Po powrocie zobaczył jedną z kartek Biblii na podłodze. Podniósł ją i zaczął czytać: „Zna moje imię, więc będę go chronił. Wzywa mnie, więc go wysłucham; jestem z nim w utrapieniu, podniosę go i przywiodę do chwały. Nasycę go długim życiem i okażę mu moje zbawienie”. (Psalm 91:14b-16) Dammar mówi: „Byłem silnym mężczyzną, ale ten werset, który przeczytałem po raz pierwszy w życiu, sprawił, że zalałem się łzami. Nie chciałem, by ktokolwiek widział mnie w takim stanie – z fragmentem Biblii w ręku i łzami w oczach”.

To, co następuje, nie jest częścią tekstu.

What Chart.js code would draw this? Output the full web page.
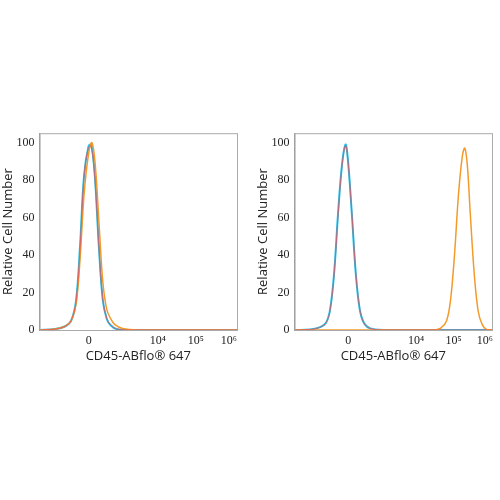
<!DOCTYPE html><html><head><script src="https://cdn.jsdelivr.net/npm/chart.js@4"></script>
<style>body{margin:0;background:#fff;width:500px;height:500px;position:relative}
.c{position:absolute;top:125px;width:245px;height:243px}</style></head><body>
<div class="c" style="left:0"><canvas id="a"></canvas></div>
<div class="c" style="left:255px"><canvas id="b"></canvas></div>
<script>
const leftTickPos=[24.9,59.9,79.2,95.9];
const rightTickPos=[27.2,61.5,80.5,96.4];
const tickLabels=['0','10⁴','10⁵','10⁶'];
const L_orange=[[0,0],[8,0.5],[13,2],[16,5],[18.5,14],[20.5,38],[22.5,72],[24.8,94],[26.5,100],[28.2,88],[30.2,55],[32,26],[34,11],[36,6],[38,3],[42,0.8],[50,0],[100,0]];
const L_red=[[0,0],[8,0.5],[13,2],[16,5],[18.5,15.5],[20.5,44],[22.5,82],[24.6,97],[26.1,98],[28,81],[30,45],[32,16.5],[34,6.3],[36,2.7],[39,0.6],[45,0],[100,0]];
const L_blue=[[0,0],[8,0.5],[13,2],[16,5],[18.5,16],[20.5,45],[22.5,82],[24.8,98],[26.2,99],[28,82],[30,45],[32,16],[34,6],[36,2.5],[39,0.5],[45,0],[100,0]];
const R_orange=[[0,0],[70,0],[74,1],[77,5],[79,16],[81,40],[83,72],[85,93],[86.2,97],[87.5,88],[89,62],[91,30],[93,10],[95,3],[97,0.5],[100,0]];
const R_red=[[0,0],[8,0.3],[13,1.5],[16,4],[18,10.8],[20,29.5],[22,61],[24,87.5],[25.8,98.5],[27,90.5],[29,62.5],[31,30.5],[33,11.3],[35,4],[38,1],[45,0],[100,0]];
const R_blue=[[0,0],[8,0.3],[13,1.5],[16,4],[18,11],[20,30],[22,62],[24,88],[25.8,99],[27,91],[29,62],[31,30],[33,11],[35,4],[38,1],[45,0],[70,0],[100,0]];
const cols={orange:'#f39a2b',red:'#e8505b',blue:'#1cc0ea'};
function ds(d,c,w){return{data:d.map(p=>({x:p[0],y:p[1]})),borderColor:c,borderWidth:w||1.5,pointRadius:0,tension:0.35,fill:false}}
function mk(id,sets,pos){
 new Chart(document.getElementById(id),{type:'line',data:{datasets:sets},
 options:{animation:false,responsive:true,maintainAspectRatio:false,
 layout:{padding:{top:8,right:8,left:0,bottom:0}},
 plugins:{legend:{display:false},tooltip:{enabled:false}},
 scales:{x:{type:'linear',min:0,max:100,afterBuildTicks:s=>{s.ticks=pos.map(v=>({value:v}))},
   ticks:{autoSkip:false,maxRotation:0,color:'#222',padding:0,font:{family:'Liberation Serif',size:12},callback:(v,i)=>tickLabels[i]},
   grid:{display:false,drawTicks:true,tickLength:4,color:'#333'},border:{color:'#999'},
   title:{display:true,text:'CD45-ABflo® 647',color:'#222',font:{family:'Open Sans',size:13},padding:{top:0}}},
  y:{min:0,max:105,afterBuildTicks:s=>{s.ticks=[0,20,40,60,80,100].map(v=>({value:v}))},
   ticks:{color:'#222',padding:1,font:{family:'Liberation Serif',size:12}},
   grid:{display:false,tickLength:4,color:'#333'},border:{color:'#999'},
   title:{display:true,text:'Relative Cell Number',color:'#222',font:{family:'Open Sans',size:13},padding:0}}}},
 plugins:[{id:'box',afterDraw(c){const a=c.chartArea,x=c.ctx;x.save();x.strokeStyle='#aaa';x.lineWidth=1;x.strokeRect(a.left+.5,a.top+.5,a.width,a.height);x.restore();}}]});
}
mk('a',[ds(L_red,cols.red,0.8),ds(L_orange,cols.orange),ds(L_blue,cols.blue,2)],leftTickPos);
mk('b',[ds(R_red,cols.red,0.8),ds(R_orange,cols.orange),ds(R_blue,cols.blue,2)],rightTickPos);
</script></body></html>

Następnego dnia Dammar przeprosił matkę i razem poszli do kościoła. Tam po raz kolejny doznał szoku: Wiele osób żarliwie modliło się za jego chorego syna. „Zadzwoniłem do żony i powiedziałem jej z głębokim przekonaniem: »Wiem, że Bóg uzdrowi naszego syna«”. I tak się stało – ku wielkiemu zdumieniu lekarzy.
Dammar powierzył swoje życie Jezusowi. I nie tylko to: „Zdecydowałem, że wszyscy powinni o nim wiedzieć. Nie chciałem nikogo pominąć, więc mówiłem każdemu, kogo spotkałem, o tym, co Jezus zrobił w moim życiu”.
Stróż prawa trafia do więzienia
Przełożony Dammara nie był zadowolony z przemiany, która zaszła w jego podwładnym. Zagroził, że go zwolni, jeśli nie przestanie mówić o Jezusie. Dammar stanął przed trudną decyzją: „Naprawdę nie chciałem stracić pracy, w którą już tyle zainwestowałem. Ale nie mogłem milczeć o tym, co Jezus uczynił w moim życiu”. Wkrótce potem Dammar stracił pracę jako policjant, a kilka miesięcy później kolejną pracę jako nauczyciel. Został nawet aresztowany i musiał spędzić 15 dni w więzieniu za głoszenie ewangelii.
„Wiem, że każdy z nich potrzebuje Boga”
Dammar nie dał się jednak zniechęcić. Obecnie prowadzi kościół domowy i mówi: „Bóg czyni wiele cudów w naszym życiu i w naszej służbie. Przekazujemy to, co otrzymaliśmy – dzielimy się świadectwami i modlimy się o ludzi”. Ponieważ kościół domowy nie ma oficjalnego zezwolenia na prowadzenie działalności, jego spotkania są uważane za nielegalne. „Czasami policja przerywa spotkanie w naszym domu. Członkowie naszego kościoła bardzo się boją, gdy tak się dzieje, ponieważ policja traktuje ich surowo. Ale mnie to nie przeraża, ponieważ znam policję i wiem, jak działa. Kiedy jedziemy na komisariat, opowiadam im o Chrystusie. Niektórzy z nich śmieją się ze mnie i mówią, że oszalałem, a inni złoszczą się, gdy słyszą ode mnie ewangelię, ale nie przejmuję się ich reakcjami. Wiem, że każdy z nich potrzebuje Boga i pewnego dnia, prędzej czy później, przypomną sobie moje słowa”.